First day painting in weeks. A landscape that turned into a seascape along the way this afternoon. Beautiful day. So glad to be alive.

o149


Dante wrote:

In the middle of the journey of our life, I came to myself, in a dark wood, where the direct way was lost. It is a hard thing to speak of, how wild, harsh and impenetrable that wood was, so that thinking of it recreates the fear.

from Dante’s Divine Comedy, this copy from Poetry in Translation

Ecclesiastes 1.9 and TS Eliot said it better than I ever could, but here goes for today: How life turns and returns to the same familiar scenes! Always dressed in the fashion of the day, but “in the middle of the journey” I realize more and more that I have seen it all before. The same dramas at home and work, the same actors at meetings – regardless of the country in which you do business.

It becomes clear: I can end up pushing plates and condiments around on the table until I die, or at some point one can get up and walk into the sun. And you do this despite the fact that you are still conversing at the table. Always when this happens (yes, this realization also comes and goes), I go to the same old old simplicity. Each time the spiral moves up a notch.

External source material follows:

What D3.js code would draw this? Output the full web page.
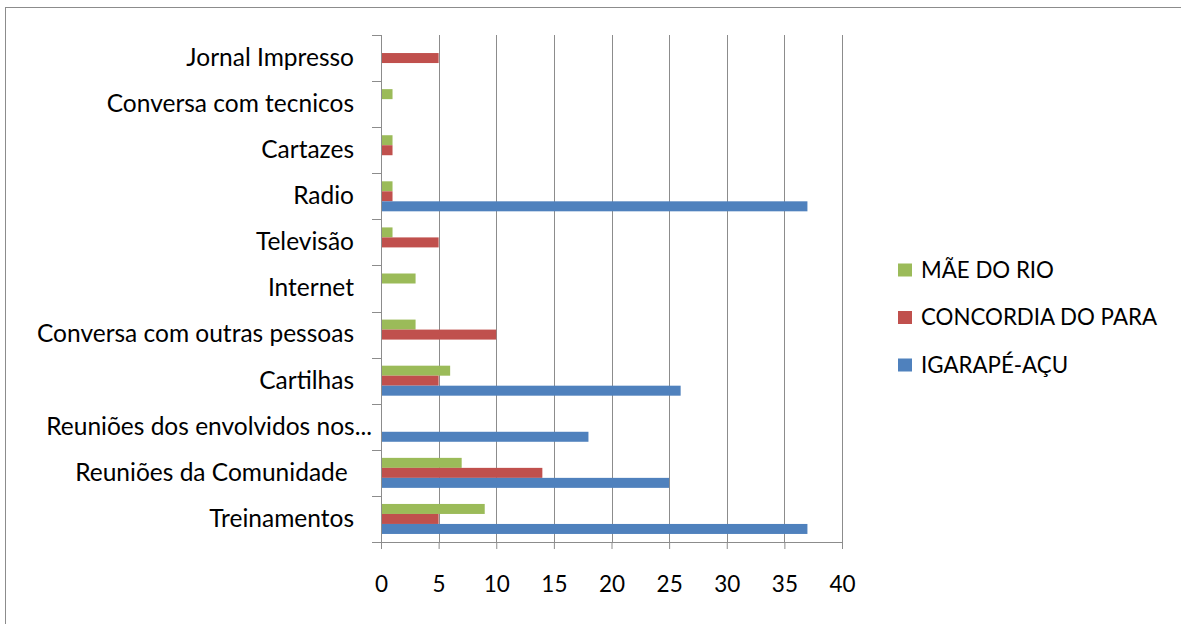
<!DOCTYPE html>
<html>
<head>
<meta charset="utf-8">
<script src="https://cdn.jsdelivr.net/npm/d3@7"></script>
<style>
  body { margin: 0; background: #fff; }
  text { font-family: Lato, "Open Sans", sans-serif; fill: #000; white-space: pre; }
</style>
</head>
<body>
<div id="chart"></div>
<script>
// categories top to bottom
const categories = [
    "Jornal Impresso",
    "Conversa com tecnicos",
    "Cartazes",
    "Radio",
    "Televisão",
    "Internet",
    "Conversa com outras pessoas",
    "Cartilhas",
    "Reuniões dos envolvidos nos...",
    "Reuniões da Comunidade ",
    "Treinamentos"
];
const seriesNames = ["MÃE DO RIO", "CONCORDIA DO PARA", "IGARAPÉ-AÇU"];
const seriesColors = ["#9bbb59", "#c0504d", "#4f81bd"];
const maeDoRio      = [0, 1, 1, 1, 1, 3, 3, 6, 0, 7, 9];
const concordiaPara = [5, 0, 1, 1, 5, 0, 10, 5, 0, 14, 5];
const igarapeAcu    = [0, 0, 0, 37, 0, 0, 0, 26, 18, 25, 37];
const xTicks = [0, 5, 10, 15, 20, 25, 30, 35, 40];

const seriesValues = [maeDoRio, concordiaPara, igarapeAcu];

const width = 1181, height = 624;
const margin = {top: 35, left: 381, right: 1181 - 842, bottom: 624 - 542};
const plotWidth = width - margin.left - margin.right,
      plotHeight = height - margin.top - margin.bottom;

const svg = d3.select("#chart").append("svg")
    .attr("width", width)
    .attr("height", height);

// outer chart frame
svg.append("rect")
    .attr("x", 5.5).attr("y", 7.5)
    .attr("width", width).attr("height", height)
    .attr("fill", "none")
    .attr("stroke", "#8c8c8c");

const g = svg.append("g")
    .attr("transform", "translate(" + margin.left + "," + margin.top + ")");

const x = d3.scaleLinear().domain([0, 40]).range([0, plotWidth]);
const y = d3.scaleBand().domain(categories).range([0, plotHeight]);
const inner = d3.scaleBand().domain(seriesNames)
    .range([y.bandwidth() / 2 - 15, y.bandwidth() / 2 + 15]);

// vertical gridlines
g.selectAll(".grid").data(xTicks.slice(1)).enter().append("line")
    .attr("x1", d => Math.round(x(d)) + 0.5)
    .attr("x2", d => Math.round(x(d)) + 0.5)
    .attr("y1", 0).attr("y2", plotHeight)
    .attr("stroke", "#8c8c8c");

// bars
seriesNames.forEach(function (name, s) {
    g.selectAll(".bar-" + s)
        .data(categories.map((c, i) => ({cat: c, v: seriesValues[s][i]})).filter(d => d.v > 0))
        .enter().append("rect")
        .attr("x", x(0))
        .attr("y", d => y(d.cat) + inner(name))
        .attr("width", d => x(d.v) - x(0))
        .attr("height", inner.bandwidth())
        .attr("fill", seriesColors[s]);
});

// y axis
const yAxis = g.append("g")
    .call(d3.axisLeft(y).tickSize(0).tickPadding(27));
yAxis.select(".domain").remove();
yAxis.selectAll("text").style("font-size", "24.5px").attr("font-family", null);
// the truncated label runs into the axis in the original
yAxis.selectAll("text").filter(d => d.endsWith("...")).attr("dx", 18);
g.selectAll(".ytick").data(d3.range(categories.length + 1)).enter().append("line")
    .attr("x1", -9).attr("x2", 0)
    .attr("y1", d => Math.round(d * y.step()) + 0.5)
    .attr("y2", d => Math.round(d * y.step()) + 0.5)
    .attr("stroke", "#8c8c8c");
g.append("line")
    .attr("x1", 0.5).attr("x2", 0.5)
    .attr("y1", 0).attr("y2", plotHeight)
    .attr("stroke", "#8c8c8c");

// x axis
const xAxis = g.append("g")
    .attr("transform", "translate(0," + plotHeight + ")")
    .call(d3.axisBottom(x).tickValues(xTicks).tickSize(7).tickPadding(27));
xAxis.select(".domain").attr("stroke", "#8c8c8c");
xAxis.selectAll(".tick line").attr("stroke", "#8c8c8c");
xAxis.selectAll("text").style("font-size", "22.5px").attr("font-family", null);

// legend
const legend = svg.append("g").attr("transform", "translate(898,270)");
seriesNames.forEach(function (name, s) {
    const row = legend.append("g").attr("transform", "translate(0," + (s * 47.5) + ")");
    row.append("rect")
        .attr("x", 0).attr("y", -6.5)
        .attr("width", 14).attr("height", 13)
        .attr("fill", seriesColors[s]);
    row.append("text")
        .attr("x", 23).attr("y", 0)
        .attr("dy", "0.35em")
        .style("font-size", "22.3px")
        .text(name);
});
</script>
</body>
</html>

What is MY simplicity? I return to my little black book with the distilled pearls from Nisargadatta’s I am That. For the past few days now, I have been returning as often as I can to my self – not the the one apart from others – but the perceiving center, the sense “I am”. Will I persevere? Let us see…

In one of those quirky synchronicity happenings – right after the first morning I returned to my book of notes from I am That, I saw that Open Window, a blog that focuses largely on the writings of Nisargadatta, was so kind to follow my blog. Everything points.

Moving an inch closer to your real self is not at all complex. It can happen in inches, and when you do, the Universe trembles slightly. Nisargadatta gave this supremely difficult, supremely simple formula:

Stop making use of your mind and see what happens. Do this one thing thoroughly. That is all.